One year after the movie’s release, the world shrank — figuratively, of course. In October 1958, Pan Am instituted commercial jet travel in the U.S. with the flight of a Boeing 707. Within a few years, almost every major city on our globe became accessible within a day or two by air.

While technology continues to march on and shrink the globe in terms of inter-connectedness, it is greatly expanding the world in other respects, including opportunity. Of course, we must recognize and embrace technology to benefit from technology.

Specifically, I am referring to the technology embedded in the small devices that fit into the palm of our hands — our smartphones.

Society is becoming more mobile by the day (oops, make that by the minute).
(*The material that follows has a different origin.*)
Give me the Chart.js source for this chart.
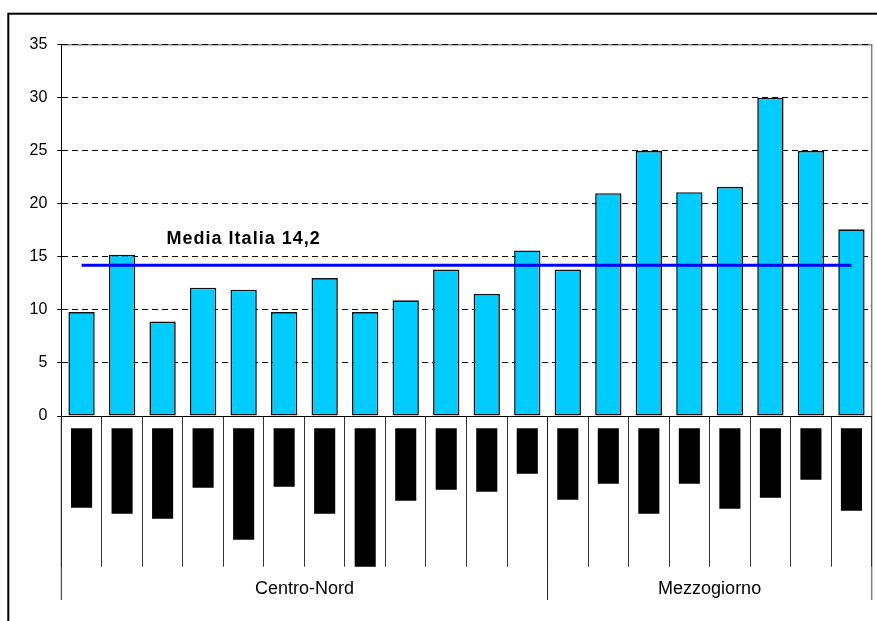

This has huge implications for all businesses, the landscape and lawn care business included. Tony Sagami’s recent “Connecting the Dots” enewsletter reminded me of this. Safami writes about financial matters in broad strokes.

Sagami, referring to research conducted by ZenithOptimedia, says that global media consumption increased from an average of 461.8 minutes a day in 2010 to 485.3 minutes a day in 2014, with it expected to rise to 506 minutes a day in 2017. Meanwhile, the Internet’s share of overall media consumption will rise from 22.6 percent in 2014 to 28.6 percent in 2017.

In addition to consuming media, people are taking advantage of the conveniences that smartphones offer to enrich and streamline their lives, including researching, buying and paying for services and products while they are on the go. This same digital technology offers us, as professional service providers, incredible opportunities to market, sell, administer and run our businesses more efficiently.

This got me to thinking back almost three decades ago to the afternoon I spent with a landscape pro in Nashville. One of his biggest challenges, he told me at the time, was keeping track of his crews. On one occasion he discovered several of his technicians snoozing mid-afternoon in their service truck parked at the edge of a lake.

Later in the 1980s, a lawn care company owner near San Diego showed me the Motorola mobile radios (big, bulky affairs) he installed in his service vehicles to improve his company’s efficiency and profitability.

Many of you have been in business long enough to remember when, in the 1990s and first decade of 2000, Nextel digital wireless took business communication and fleet tracking to a higher level yet. Nextel now seems like something from the Stone Age.

Like Scott Williams, The Incredible Shrinking Man, we may, in wonder, look to the heavens on a moonless night. But as we see the dot of a satellite pass through the stars, it may occur to us how much our planet has shrunk in terms of travel — but, thanks to technology, how much it has expanded our opportunities as individuals and business people.